(Code that draws figures)
↓↓↓
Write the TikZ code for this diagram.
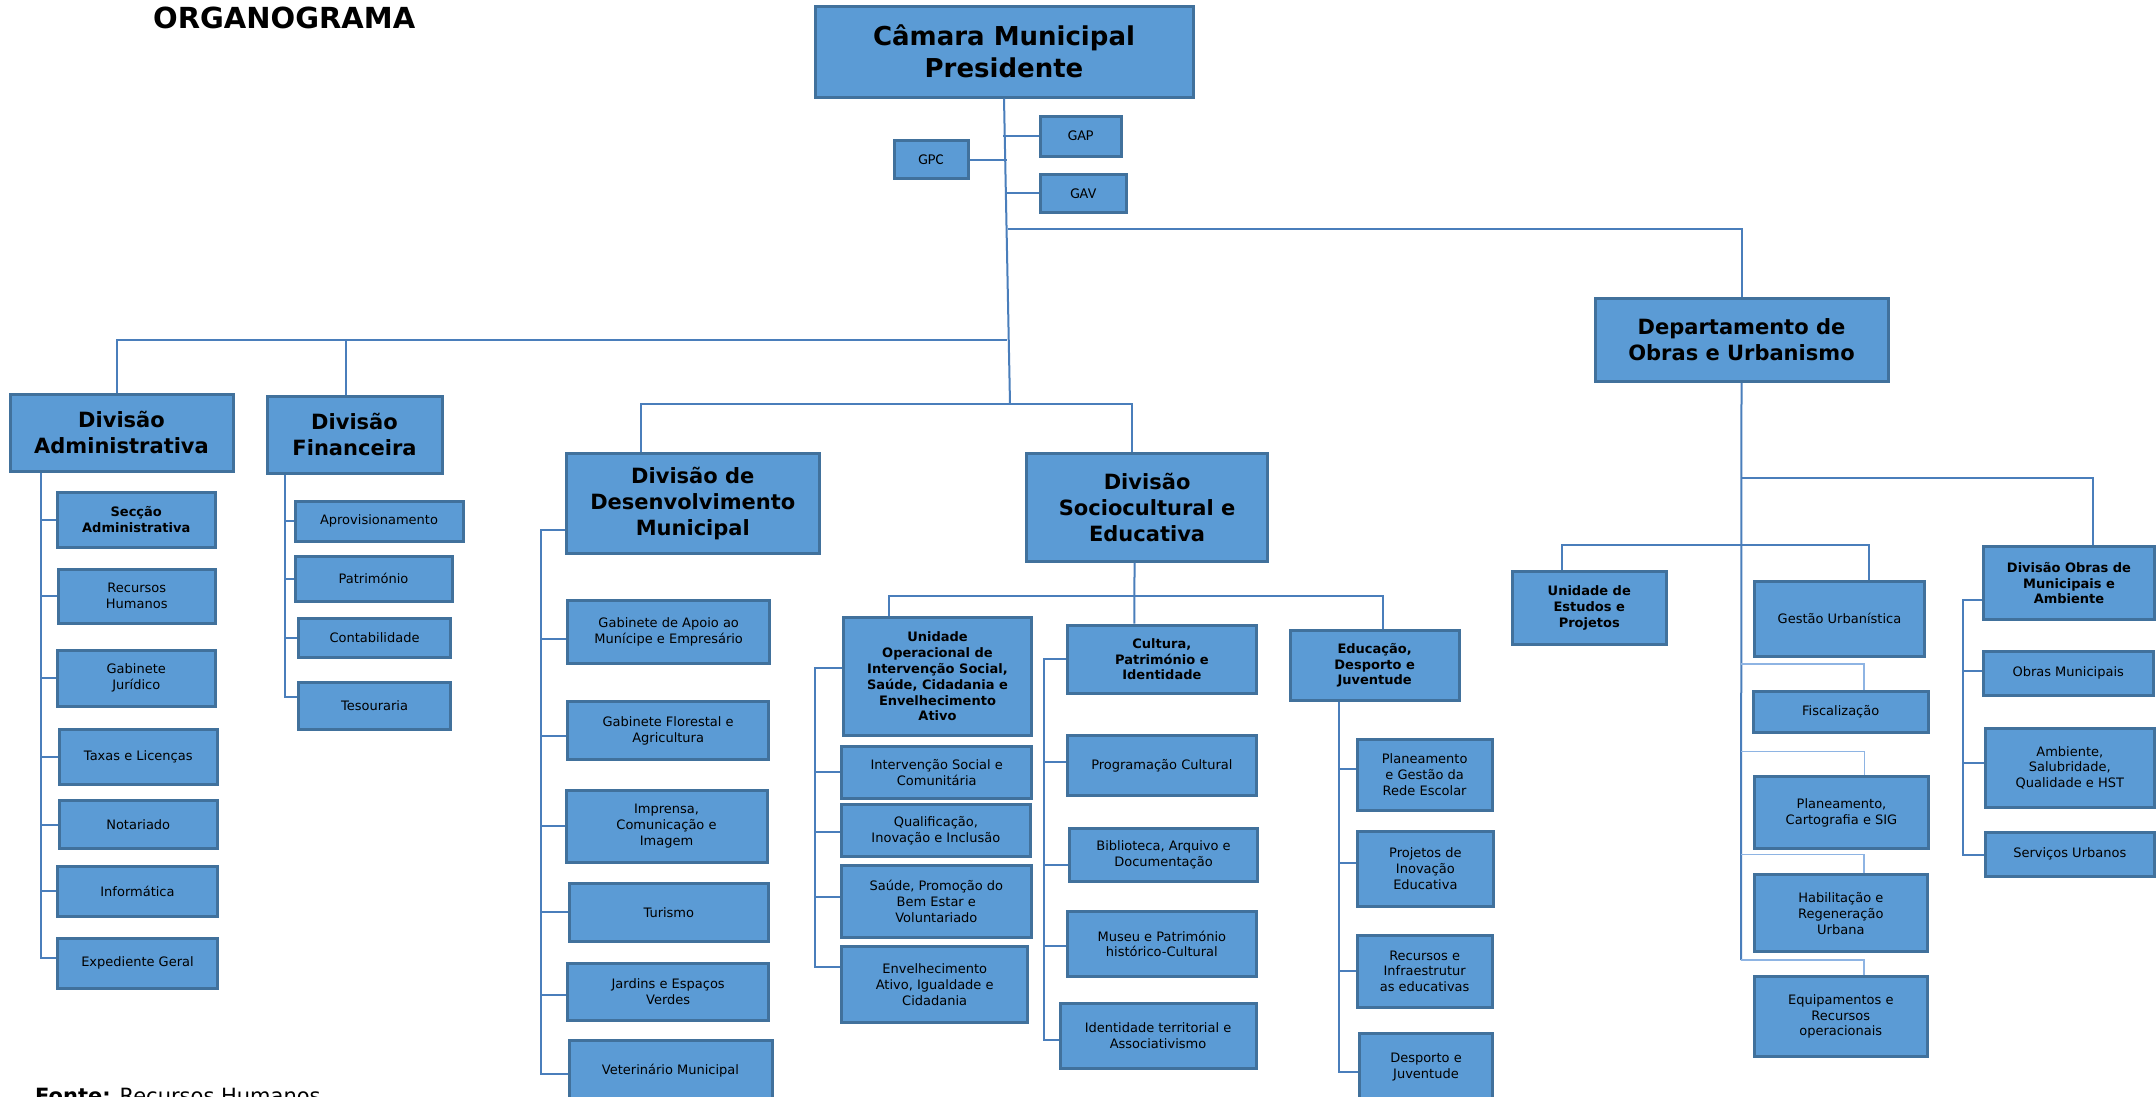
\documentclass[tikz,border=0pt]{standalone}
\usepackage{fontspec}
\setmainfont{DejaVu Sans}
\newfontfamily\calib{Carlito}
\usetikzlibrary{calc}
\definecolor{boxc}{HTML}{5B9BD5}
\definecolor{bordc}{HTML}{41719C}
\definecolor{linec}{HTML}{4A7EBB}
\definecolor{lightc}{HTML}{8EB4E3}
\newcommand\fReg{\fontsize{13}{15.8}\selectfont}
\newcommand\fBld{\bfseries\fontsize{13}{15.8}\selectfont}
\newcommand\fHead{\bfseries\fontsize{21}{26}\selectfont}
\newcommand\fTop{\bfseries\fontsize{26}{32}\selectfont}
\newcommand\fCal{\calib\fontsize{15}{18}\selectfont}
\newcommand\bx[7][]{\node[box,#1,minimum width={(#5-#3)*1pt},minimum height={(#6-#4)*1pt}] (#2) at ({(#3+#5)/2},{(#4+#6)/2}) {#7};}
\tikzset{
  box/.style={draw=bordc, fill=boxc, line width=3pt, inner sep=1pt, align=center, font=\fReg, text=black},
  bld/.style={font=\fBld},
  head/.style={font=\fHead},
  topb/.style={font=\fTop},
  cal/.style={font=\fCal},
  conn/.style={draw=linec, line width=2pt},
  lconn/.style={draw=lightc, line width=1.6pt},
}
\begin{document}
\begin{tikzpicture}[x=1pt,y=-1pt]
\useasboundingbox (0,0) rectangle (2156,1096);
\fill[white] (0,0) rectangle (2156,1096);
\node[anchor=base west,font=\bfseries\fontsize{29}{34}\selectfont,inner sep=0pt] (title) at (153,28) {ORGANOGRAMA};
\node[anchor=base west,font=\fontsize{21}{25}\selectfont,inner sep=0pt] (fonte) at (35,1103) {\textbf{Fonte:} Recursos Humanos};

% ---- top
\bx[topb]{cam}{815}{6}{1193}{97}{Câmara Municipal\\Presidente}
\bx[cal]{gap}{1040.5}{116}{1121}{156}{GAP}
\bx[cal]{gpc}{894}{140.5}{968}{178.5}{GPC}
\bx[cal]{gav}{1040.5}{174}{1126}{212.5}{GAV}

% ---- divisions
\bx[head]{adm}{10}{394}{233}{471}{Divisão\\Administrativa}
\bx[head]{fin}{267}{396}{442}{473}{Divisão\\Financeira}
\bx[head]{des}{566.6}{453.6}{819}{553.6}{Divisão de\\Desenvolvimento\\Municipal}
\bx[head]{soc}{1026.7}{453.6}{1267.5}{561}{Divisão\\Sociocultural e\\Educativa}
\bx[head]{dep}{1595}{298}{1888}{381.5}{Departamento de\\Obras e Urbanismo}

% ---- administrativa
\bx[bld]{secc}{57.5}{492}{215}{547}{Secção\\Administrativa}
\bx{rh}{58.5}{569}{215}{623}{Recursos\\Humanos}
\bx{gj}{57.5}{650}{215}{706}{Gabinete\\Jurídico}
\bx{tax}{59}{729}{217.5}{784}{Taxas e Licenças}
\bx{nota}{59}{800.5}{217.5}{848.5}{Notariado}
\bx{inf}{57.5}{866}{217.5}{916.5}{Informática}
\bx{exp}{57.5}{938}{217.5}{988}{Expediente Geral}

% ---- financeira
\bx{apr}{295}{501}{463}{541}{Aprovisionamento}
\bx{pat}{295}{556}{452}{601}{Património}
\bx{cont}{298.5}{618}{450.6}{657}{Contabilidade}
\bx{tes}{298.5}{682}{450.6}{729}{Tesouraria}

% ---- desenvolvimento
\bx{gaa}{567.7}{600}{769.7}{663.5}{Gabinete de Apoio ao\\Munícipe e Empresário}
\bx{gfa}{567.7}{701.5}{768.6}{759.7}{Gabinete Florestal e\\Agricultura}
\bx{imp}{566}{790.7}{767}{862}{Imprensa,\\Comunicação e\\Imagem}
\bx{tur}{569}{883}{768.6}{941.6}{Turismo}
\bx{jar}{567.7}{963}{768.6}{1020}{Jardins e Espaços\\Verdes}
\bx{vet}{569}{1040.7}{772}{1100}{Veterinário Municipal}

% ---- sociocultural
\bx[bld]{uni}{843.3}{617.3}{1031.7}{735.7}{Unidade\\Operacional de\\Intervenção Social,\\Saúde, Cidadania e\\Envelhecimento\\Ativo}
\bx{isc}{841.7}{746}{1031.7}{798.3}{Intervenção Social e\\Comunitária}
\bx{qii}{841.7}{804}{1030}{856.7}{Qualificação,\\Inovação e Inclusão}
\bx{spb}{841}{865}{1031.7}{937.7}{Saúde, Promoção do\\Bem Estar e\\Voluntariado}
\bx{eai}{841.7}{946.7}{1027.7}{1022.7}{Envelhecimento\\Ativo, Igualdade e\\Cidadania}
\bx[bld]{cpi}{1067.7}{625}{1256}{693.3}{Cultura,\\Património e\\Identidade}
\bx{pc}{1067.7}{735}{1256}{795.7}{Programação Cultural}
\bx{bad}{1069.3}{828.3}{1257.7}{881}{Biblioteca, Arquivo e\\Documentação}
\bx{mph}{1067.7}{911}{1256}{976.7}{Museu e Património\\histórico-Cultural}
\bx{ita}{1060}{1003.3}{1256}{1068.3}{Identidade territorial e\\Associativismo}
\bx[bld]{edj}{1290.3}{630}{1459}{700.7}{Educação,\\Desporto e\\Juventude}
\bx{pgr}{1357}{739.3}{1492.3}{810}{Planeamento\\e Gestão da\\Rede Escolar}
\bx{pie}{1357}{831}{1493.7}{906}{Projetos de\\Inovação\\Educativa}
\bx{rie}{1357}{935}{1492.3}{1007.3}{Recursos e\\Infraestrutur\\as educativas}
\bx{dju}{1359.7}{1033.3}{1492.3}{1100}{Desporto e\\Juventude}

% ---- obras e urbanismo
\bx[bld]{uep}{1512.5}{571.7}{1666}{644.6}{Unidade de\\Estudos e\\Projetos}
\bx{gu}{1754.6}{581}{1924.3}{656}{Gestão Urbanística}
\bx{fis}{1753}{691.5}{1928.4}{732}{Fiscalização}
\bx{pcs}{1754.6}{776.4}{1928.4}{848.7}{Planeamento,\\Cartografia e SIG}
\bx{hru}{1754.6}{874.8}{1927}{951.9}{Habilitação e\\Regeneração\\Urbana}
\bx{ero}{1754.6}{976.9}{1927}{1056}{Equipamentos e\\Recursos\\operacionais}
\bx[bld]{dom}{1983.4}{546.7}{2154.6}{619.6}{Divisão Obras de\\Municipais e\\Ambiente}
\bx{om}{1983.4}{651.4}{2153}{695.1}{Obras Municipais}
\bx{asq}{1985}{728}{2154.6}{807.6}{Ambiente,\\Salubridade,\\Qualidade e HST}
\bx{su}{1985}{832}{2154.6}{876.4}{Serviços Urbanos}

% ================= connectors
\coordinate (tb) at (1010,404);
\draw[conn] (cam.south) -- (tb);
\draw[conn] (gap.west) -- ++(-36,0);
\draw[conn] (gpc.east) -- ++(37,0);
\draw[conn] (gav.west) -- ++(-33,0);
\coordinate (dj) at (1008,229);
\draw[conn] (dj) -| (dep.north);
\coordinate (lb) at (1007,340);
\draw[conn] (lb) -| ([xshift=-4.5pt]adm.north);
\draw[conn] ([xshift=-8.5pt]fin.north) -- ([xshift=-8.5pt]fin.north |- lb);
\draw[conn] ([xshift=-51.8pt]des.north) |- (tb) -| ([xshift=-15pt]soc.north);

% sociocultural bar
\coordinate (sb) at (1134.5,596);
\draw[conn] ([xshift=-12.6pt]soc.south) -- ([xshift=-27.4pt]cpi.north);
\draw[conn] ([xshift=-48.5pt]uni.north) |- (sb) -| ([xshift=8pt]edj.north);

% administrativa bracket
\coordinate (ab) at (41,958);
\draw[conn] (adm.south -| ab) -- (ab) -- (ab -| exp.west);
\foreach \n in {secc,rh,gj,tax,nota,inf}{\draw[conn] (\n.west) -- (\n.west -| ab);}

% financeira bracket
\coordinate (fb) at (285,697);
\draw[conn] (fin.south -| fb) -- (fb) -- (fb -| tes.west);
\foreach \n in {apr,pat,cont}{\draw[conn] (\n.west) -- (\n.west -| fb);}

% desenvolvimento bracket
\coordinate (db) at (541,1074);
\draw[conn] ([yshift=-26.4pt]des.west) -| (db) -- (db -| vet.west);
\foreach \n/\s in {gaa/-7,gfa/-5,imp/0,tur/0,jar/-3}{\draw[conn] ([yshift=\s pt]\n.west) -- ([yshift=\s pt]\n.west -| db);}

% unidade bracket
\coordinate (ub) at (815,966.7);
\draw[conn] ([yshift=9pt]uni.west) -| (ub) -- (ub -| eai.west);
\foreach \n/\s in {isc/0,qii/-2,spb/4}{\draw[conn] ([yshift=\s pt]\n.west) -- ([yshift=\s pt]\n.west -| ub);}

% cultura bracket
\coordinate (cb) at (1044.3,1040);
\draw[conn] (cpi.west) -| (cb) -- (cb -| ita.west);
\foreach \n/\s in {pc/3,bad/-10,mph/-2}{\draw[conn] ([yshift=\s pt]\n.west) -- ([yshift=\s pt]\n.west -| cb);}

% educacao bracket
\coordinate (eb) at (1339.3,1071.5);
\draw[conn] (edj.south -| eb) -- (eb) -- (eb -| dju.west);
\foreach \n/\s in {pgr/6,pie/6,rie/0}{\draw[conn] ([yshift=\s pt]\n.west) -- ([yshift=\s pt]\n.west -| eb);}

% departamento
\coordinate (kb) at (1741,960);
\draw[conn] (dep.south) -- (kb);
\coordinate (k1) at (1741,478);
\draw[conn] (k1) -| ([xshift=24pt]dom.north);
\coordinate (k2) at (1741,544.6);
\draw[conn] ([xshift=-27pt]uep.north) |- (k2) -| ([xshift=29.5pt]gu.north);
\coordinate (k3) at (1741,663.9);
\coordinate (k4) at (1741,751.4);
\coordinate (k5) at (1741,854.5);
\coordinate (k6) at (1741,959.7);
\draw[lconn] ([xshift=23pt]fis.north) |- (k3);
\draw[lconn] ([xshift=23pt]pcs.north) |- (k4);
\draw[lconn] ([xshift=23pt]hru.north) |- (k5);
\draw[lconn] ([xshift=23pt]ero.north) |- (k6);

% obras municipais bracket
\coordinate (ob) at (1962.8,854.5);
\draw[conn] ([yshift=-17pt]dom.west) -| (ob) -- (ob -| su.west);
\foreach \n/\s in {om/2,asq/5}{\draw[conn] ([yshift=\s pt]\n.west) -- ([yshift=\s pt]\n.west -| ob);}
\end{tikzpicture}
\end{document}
↑↑↑
↓↓↓
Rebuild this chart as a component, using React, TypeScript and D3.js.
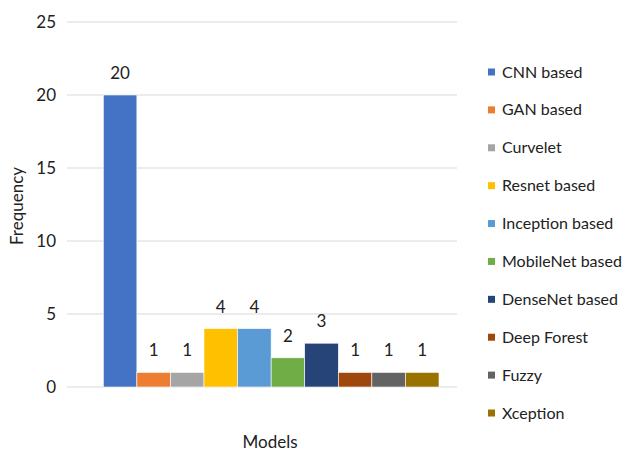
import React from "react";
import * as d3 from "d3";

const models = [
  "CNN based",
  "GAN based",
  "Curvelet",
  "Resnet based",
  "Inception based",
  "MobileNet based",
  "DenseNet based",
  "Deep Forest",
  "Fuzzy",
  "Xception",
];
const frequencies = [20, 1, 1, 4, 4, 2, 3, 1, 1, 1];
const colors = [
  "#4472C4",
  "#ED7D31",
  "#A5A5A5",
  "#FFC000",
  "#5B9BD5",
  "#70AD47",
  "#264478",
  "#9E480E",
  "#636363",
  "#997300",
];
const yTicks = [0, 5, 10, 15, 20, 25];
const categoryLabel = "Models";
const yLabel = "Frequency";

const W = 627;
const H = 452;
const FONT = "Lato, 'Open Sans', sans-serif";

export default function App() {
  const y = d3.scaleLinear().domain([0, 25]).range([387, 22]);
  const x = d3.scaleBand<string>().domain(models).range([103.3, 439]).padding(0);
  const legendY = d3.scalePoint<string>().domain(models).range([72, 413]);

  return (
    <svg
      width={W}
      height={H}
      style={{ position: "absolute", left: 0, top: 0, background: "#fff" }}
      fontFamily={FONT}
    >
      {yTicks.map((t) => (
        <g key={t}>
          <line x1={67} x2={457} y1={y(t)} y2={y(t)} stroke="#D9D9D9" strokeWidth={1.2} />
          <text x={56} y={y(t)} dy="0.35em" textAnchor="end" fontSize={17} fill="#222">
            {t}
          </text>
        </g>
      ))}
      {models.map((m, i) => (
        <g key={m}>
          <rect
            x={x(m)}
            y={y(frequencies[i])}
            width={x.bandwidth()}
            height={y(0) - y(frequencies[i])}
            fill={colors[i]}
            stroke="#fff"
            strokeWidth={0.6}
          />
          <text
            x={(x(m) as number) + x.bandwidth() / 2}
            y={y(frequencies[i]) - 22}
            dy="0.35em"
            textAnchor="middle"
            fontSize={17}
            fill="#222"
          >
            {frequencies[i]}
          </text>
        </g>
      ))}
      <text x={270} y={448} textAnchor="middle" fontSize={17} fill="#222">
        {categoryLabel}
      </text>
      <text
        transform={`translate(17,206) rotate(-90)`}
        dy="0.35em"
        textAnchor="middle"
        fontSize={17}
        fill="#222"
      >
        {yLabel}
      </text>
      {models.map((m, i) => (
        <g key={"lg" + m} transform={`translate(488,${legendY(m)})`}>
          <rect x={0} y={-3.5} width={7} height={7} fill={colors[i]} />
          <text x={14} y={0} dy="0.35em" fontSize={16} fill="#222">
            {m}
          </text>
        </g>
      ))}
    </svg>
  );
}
↑↑↑
Exercise prompt = Only the lines from the one with "Write the TikZ code for this diagram." through the one with "sep=0pt] (fonte) at" belong in your copy; retype them exactly and drop any pictures.

Exercise output =
Write the TikZ code for this diagram.
\documentclass[tikz,border=0pt]{standalone}
\usepackage{fontspec}
\setmainfont{DejaVu Sans}
\newfontfamily\calib{Carlito}
\usetikzlibrary{calc}
\definecolor{boxc}{HTML}{5B9BD5}
\definecolor{bordc}{HTML}{41719C}
\definecolor{linec}{HTML}{4A7EBB}
\definecolor{lightc}{HTML}{8EB4E3}
\newcommand\fReg{\fontsize{13}{15.8}\selectfont}
\newcommand\fBld{\bfseries\fontsize{13}{15.8}\selectfont}
\newcommand\fHead{\bfseries\fontsize{21}{26}\selectfont}
\newcommand\fTop{\bfseries\fontsize{26}{32}\selectfont}
\newcommand\fCal{\calib\fontsize{15}{18}\selectfont}
\newcommand\bx[7][]{\node[box,#1,minimum width={(#5-#3)*1pt},minimum height={(#6-#4)*1pt}] (#2) at ({(#3+#5)/2},{(#4+#6)/2}) {#7};}
\tikzset{
  box/.style={draw=bordc, fill=boxc, line width=3pt, inner sep=1pt, align=center, font=\fReg, text=black},
  bld/.style={font=\fBld},
  head/.style={font=\fHead},
  topb/.style={font=\fTop},
  cal/.style={font=\fCal},
  conn/.style={draw=linec, line width=2pt},
  lconn/.style={draw=lightc, line width=1.6pt},
}
\begin{document}
\begin{tikzpicture}[x=1pt,y=-1pt]
\useasboundingbox (0,0) rectangle (2156,1096);
\fill[white] (0,0) rectangle (2156,1096);
\node[anchor=base west,font=\bfseries\fontsize{29}{34}\selectfont,inner sep=0pt] (title) at (153,28) {ORGANOGRAMA};
\node[anchor=base west,font=\fontsize{21}{25}\selectfont,inner sep=0pt] (fonte) at (35,1103) {\textbf{Fonte:} Recursos Humanos};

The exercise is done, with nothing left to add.